Channel polarization is the concept upon which polar codes are based.

Channel polarization is the process through which $N$ distinct channels are generated ${\mathrm{W}_{N}^{(i)}:1\leq i\leq N}$, originally from $N$ independent copies of a BI-DMC.

The $N$ generated channels are polarized and have mutual information either close to 0 (i.e. noisy channels) or close to 1 (i.e. noiseless channels).

The synthesized channels get perfectly noisy/noiseless as $N$ approaches infinity.

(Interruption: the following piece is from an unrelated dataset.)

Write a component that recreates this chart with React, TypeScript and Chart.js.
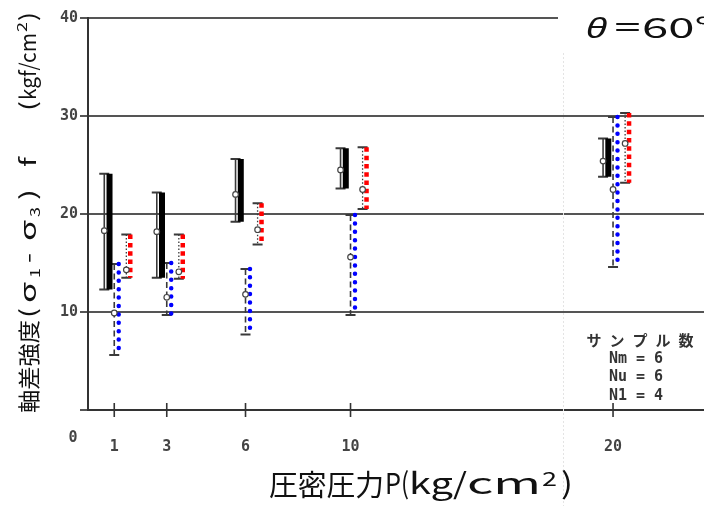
import React, { useEffect, useRef } from "react";
import { Chart, registerables } from "chart.js";

Chart.register(...registerables);

// ---- data ----
const pressures = [1, 3, 6, 10, 20];
const yTickValues = [0, 10, 20, 30, 40];

// Nm series (black)
const nmMean = [18.3, 18.2, 22.0, 24.5, 25.4];
const nmMax = [24.1, 22.2, 25.6, 26.7, 27.7];
const nmMin = [12.3, 13.5, 19.2, 22.6, 23.8];
// Nu series (blue)
const nuMean = [9.9, 11.5, 11.8, 15.6, 22.5];
const nuMax = [14.9, 15.0, 14.4, 19.9, 29.9];
const nuMin = [5.6, 9.7, 7.7, 9.7, 14.6];
// Nl series (red)
const nlMean = [14.3, 14.1, 18.4, 22.5, 27.2];
const nlMax = [17.9, 17.9, 21.1, 26.8, 30.3];
const nlMin = [13.5, 13.4, 16.9, 20.5, 23.2];

const legendLines = ["サンプル数", "Nm = 6", "Nu = 6", "N1 = 4"];

// ---- style constants ----
const OFF_NM = -0.38;
const OFF_NU = 0;
const OFF_NL = 0.46;
const SHIFT_NM = 0.2;
const SHIFT_NU = 0.17;
const SHIFT_NL = 0.15;

const CANVAS_W = 718;
const TICK_FONT = { family: "'DejaVu Sans Mono', monospace", size: 15, weight: "bold" as const };
const JP = "'Noto Sans CJK JP', 'Noto Sans', sans-serif";

function rangeLine(mins: number[], maxs: number[], off: number) {
  const pts: { x: number; y: number | null }[] = [];
  pressures.forEach((p, i) => {
    pts.push({ x: p + off, y: maxs[i] });
    pts.push({ x: p + off, y: mins[i] });
    pts.push({ x: p + off, y: null });
  });
  return pts;
}

function meanPoints(means: number[], off: number) {
  return pressures.map((p, i) => ({ x: p + off, y: means[i] }));
}

function drawStretched(ctx: CanvasRenderingContext2D, text: string, x0: number, x1: number, y: number, font: string) {
  ctx.font = font;
  const w = ctx.measureText(text).width || 1;
  const sx = (x1 - x0) / w;
  ctx.save();
  ctx.translate(x0, y);
  ctx.scale(sx, 1);
  ctx.fillText(text, 0, 0);
  ctx.restore();
}

const whiskerSeries = [
  { mins: nmMin, maxs: nmMax, off: OFF_NM, dash: [] as number[], width: 1.6 },
  { mins: nuMin, maxs: nuMax, off: OFF_NU, dash: [6, 3.5], width: 1.6 },
  { mins: nlMin, maxs: nlMax, off: OFF_NL, dash: [1.5, 2], width: 1.3 },
];

const decorPlugin = {
  id: "decor",
  beforeDatasetsDraw(chart: any) {
    const { ctx, scales, chartArea } = chart;
    const xs = scales.x;
    const ys = scales.y;
    ctx.save();
    // faint scan seam
    ctx.strokeStyle = "#e4e4e4";
    ctx.lineWidth = 1;
    ctx.setLineDash([2, 2]);
    ctx.beginPath();
    ctx.moveTo(563.5, 53);
    ctx.lineTo(563.5, 506);
    ctx.stroke();
    ctx.setLineDash([]);

    // x tick marks crossing the axis
    ctx.strokeStyle = "#333";
    ctx.lineWidth = 1.6;
    pressures.forEach((p) => {
      const x = xs.getPixelForValue(p);
      ctx.beginPath();
      ctx.moveTo(x, chartArea.bottom - 7);
      ctx.lineTo(x, chartArea.bottom + 7);
      ctx.stroke();
    });

    // whiskers with caps
    whiskerSeries.forEach((s) => {
      pressures.forEach((p, i) => {
        const x = xs.getPixelForValue(p + s.off);
        const yt = ys.getPixelForValue(s.maxs[i]);
        const yb = ys.getPixelForValue(s.mins[i]);
        ctx.strokeStyle = "#3a3a3a";
        ctx.lineWidth = s.width;
        ctx.setLineDash(s.dash);
        ctx.beginPath();
        ctx.moveTo(x, yt);
        ctx.lineTo(x, yb);
        ctx.stroke();
        ctx.setLineDash([]);
        ctx.lineWidth = 2;
        ctx.beginPath();
        ctx.moveTo(x - 5, yt);
        ctx.lineTo(x + 5, yt);
        ctx.moveTo(x - 5, yb);
        ctx.lineTo(x + 5, yb);
        ctx.stroke();
      });
    });
    ctx.restore();
  },
  afterDraw(chart: any) {
    const { ctx, scales, chartArea } = chart;
    const xs = scales.x;
    ctx.save();
    // "0" at the corner
    ctx.fillStyle = "#444";
    ctx.font = `bold 15px 'DejaVu Sans Mono', monospace`;
    ctx.textAlign = "center";
    ctx.textBaseline = "middle";
    ctx.fillText("0", xs.getPixelForValue(0) - 15, chartArea.bottom + 28);

    // theta box
    ctx.fillStyle = "#fff";
    ctx.fillRect(558, 0, CANVAS_W - 558, 50);
    ctx.fillStyle = "#111";
    ctx.textAlign = "left";
    ctx.textBaseline = "alphabetic";
    drawStretched(ctx, "θ", 586, 607, 38, `italic 28px 'Noto Sans', sans-serif`);
    drawStretched(ctx, "＝", 612, 643, 38, `28px ${JP}`);
    drawStretched(ctx, "60°", 642, 712, 38, `28px ${JP}`);

    // legend text (sample counts)
    ctx.fillStyle = "#333";
    ctx.textAlign = "center";
    ctx.textBaseline = "middle";
    ctx.font = `bold 15px ${JP}`;
    (ctx as any).letterSpacing = "8px";
    ctx.fillText(legendLines[0], 644, 340);
    (ctx as any).letterSpacing = "0px";
    ctx.font = `bold 15px 'DejaVu Sans Mono', monospace`;
    ctx.fillText(legendLines[1], 636, 359);
    ctx.fillText(legendLines[2], 636, 377);
    ctx.fillText(legendLines[3], 636, 396);

    // x axis title
    ctx.fillStyle = "#111";
    ctx.textAlign = "left";
    ctx.textBaseline = "alphabetic";
    const fx = `29px ${JP}`;
    drawStretched(ctx, "圧密圧力", 269, 384, 496, fx);
    drawStretched(ctx, "P", 385, 401, 494, fx);
    drawStretched(ctx, "(", 401, 409, 494, fx);
    drawStretched(ctx, "kg", 409, 453, 494, fx);
    drawStretched(ctx, "/", 453, 467, 494, fx);
    drawStretched(ctx, "cm", 467, 541, 494, fx);
    drawStretched(ctx, "2", 542, 557, 486, `19px ${JP}`);
    drawStretched(ctx, ")", 561, 573, 494, fx);

    // y axis title (rotated)
    ctx.save();
    ctx.translate(37, 413);
    ctx.rotate(-Math.PI / 2);
    const fy = `22px ${JP}`;
    const fs = `13px ${JP}`;
    drawStretched(ctx, "軸差強度", 0, 93, 0, fy);
    drawStretched(ctx, "(", 95, 105, -1, fy);
    drawStretched(ctx, "σ", 110, 131, -1, fy);
    drawStretched(ctx, "1", 135, 145, 3, fs);
    drawStretched(ctx, "-", 150, 160, -1, fy);
    drawStretched(ctx, "σ", 172, 193, -1, fy);
    drawStretched(ctx, "3", 196, 206, 3, fs);
    drawStretched(ctx, ")", 213, 224, -1, fy);
    drawStretched(ctx, "f", 246, 256, -1, fy);
    drawStretched(ctx, "(", 302, 312, -1, fy);
    drawStretched(ctx, "kgf/cm", 313, 380, -1, fy);
    drawStretched(ctx, "2", 381, 391, -10, fs);
    drawStretched(ctx, ")", 392, 401, -1, fy);
    ctx.restore();

    ctx.restore();
  },
};

export default function App() {
  const ref = useRef<HTMLCanvasElement | null>(null);

  useEffect(() => {
    if (!ref.current) return;
    const chart = new Chart(ref.current, {
      type: "scatter",
      data: {
        datasets: [
          {
            label: "Nm mean",
            data: meanPoints(nmMean, OFF_NM),
            showLine: false,
            pointRadius: 2.8,
            pointBorderWidth: 1.2,
            pointBackgroundColor: "#fff",
            pointBorderColor: "#444",
          },
          {
            label: "Nu mean",
            data: meanPoints(nuMean, OFF_NU),
            showLine: false,
            pointRadius: 2.8,
            pointBorderWidth: 1.2,
            pointBackgroundColor: "#fff",
            pointBorderColor: "#444",
          },
          {
            label: "Nl mean",
            data: meanPoints(nlMean, OFF_NL),
            showLine: false,
            pointRadius: 2.8,
            pointBorderWidth: 1.2,
            pointBackgroundColor: "#fff",
            pointBorderColor: "#444",
          },
          {
            label: "Nm",
            data: rangeLine(nmMin, nmMax, OFF_NM + SHIFT_NM),
            showLine: true,
            spanGaps: false,
            borderColor: "#000",
            borderWidth: 6,
            pointRadius: 0,
          },
          {
            label: "Nu",
            data: rangeLine(nuMin, nuMax, OFF_NU + SHIFT_NU),
            showLine: true,
            spanGaps: false,
            borderColor: "#0000ff",
            borderWidth: 4.5,
            borderDash: [0, 8.4],
            borderCapStyle: "round",
            pointRadius: 0,
          },
          {
            label: "Nl",
            data: rangeLine(nlMin, nlMax, OFF_NL + SHIFT_NL),
            showLine: true,
            spanGaps: false,
            borderColor: "#ff0000",
            borderWidth: 4.5,
            borderDash: [4.5, 3.8],
            pointRadius: 0,
          },
        ] as any,
      },
      options: {
        animation: false,
        responsive: false,
        devicePixelRatio: 1,
        layout: { padding: { top: 18, right: 0, left: 0, bottom: 0 } },
        plugins: { legend: { display: false }, tooltip: { enabled: false } },
        scales: {
          x: {
            type: "linear",
            min: 0,
            max: 23.8,
            afterBuildTicks: (scale: any) => {
              scale.ticks = pressures.map((v) => ({ value: v }));
            },
            afterFit: (scale: any) => {
              scale.height = 96;
            },
            grid: { display: false },
            border: { display: true, color: "#333", width: 2 },
            ticks: {
              autoSkip: false,
              maxRotation: 0,
              padding: 20,
              color: "#444",
              font: TICK_FONT,
              callback: (v: any) => String(v),
            },
          },
          y: {
            type: "linear",
            min: 0,
            max: 40,
            afterBuildTicks: (scale: any) => {
              scale.ticks = yTickValues.map((v) => ({ value: v }));
            },
            afterFit: (scale: any) => {
              scale.width = 88;
            },
            grid: { color: "#555", lineWidth: 2, tickLength: 8, drawTicks: true },
            border: { display: true, color: "#333", width: 2 },
            ticks: {
              padding: 2,
              color: "#444",
              font: TICK_FONT,
              callback: (v: any) => (v === 0 ? "" : String(v)),
            },
          },
        },
      } as any,
      plugins: [decorPlugin],
    });
    return () => chart.destroy();
  }, []);

  return (
    <div style={{ position: "fixed", left: 0, top: 0, width: 704, height: 506, background: "#fff", overflow: "hidden" }}>
      <canvas ref={ref} width={CANVAS_W} height={506} style={{ display: "block" }} />
    </div>
  );
}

The process of channel polarization consists mainly of two phases:

$\bf{\text{1. Channel Combining:}}$

In this phase, $N$ distinct channels are created in $n=\log_2\left(N\right)$ steps, through recursively combining $N$ copies of a B-DMC to form a vector channel $\mathrm{W}_{N}:X^{N}\rightarrow Y^{N}$, where $N$ can be any power of two, $N=2^{n}\,,\,n\geq0$.

$\bf{\text{2. Channel Splitting:}}$

In this phase, the channel $\mathrm{W}_{N}$ is splitted into $N$ binary-input channels $\mathrm{W}_{N}^{(i)}:X\rightarrow Y^{N}\times X^{i-1},1\leq i\leq N$.

Uncoded information bits are transmitted over the reliable (i.e. noiseless) channels with rate 1 and frozen (known) bits are transmitted over the unreliable (i.e. noisy) channels.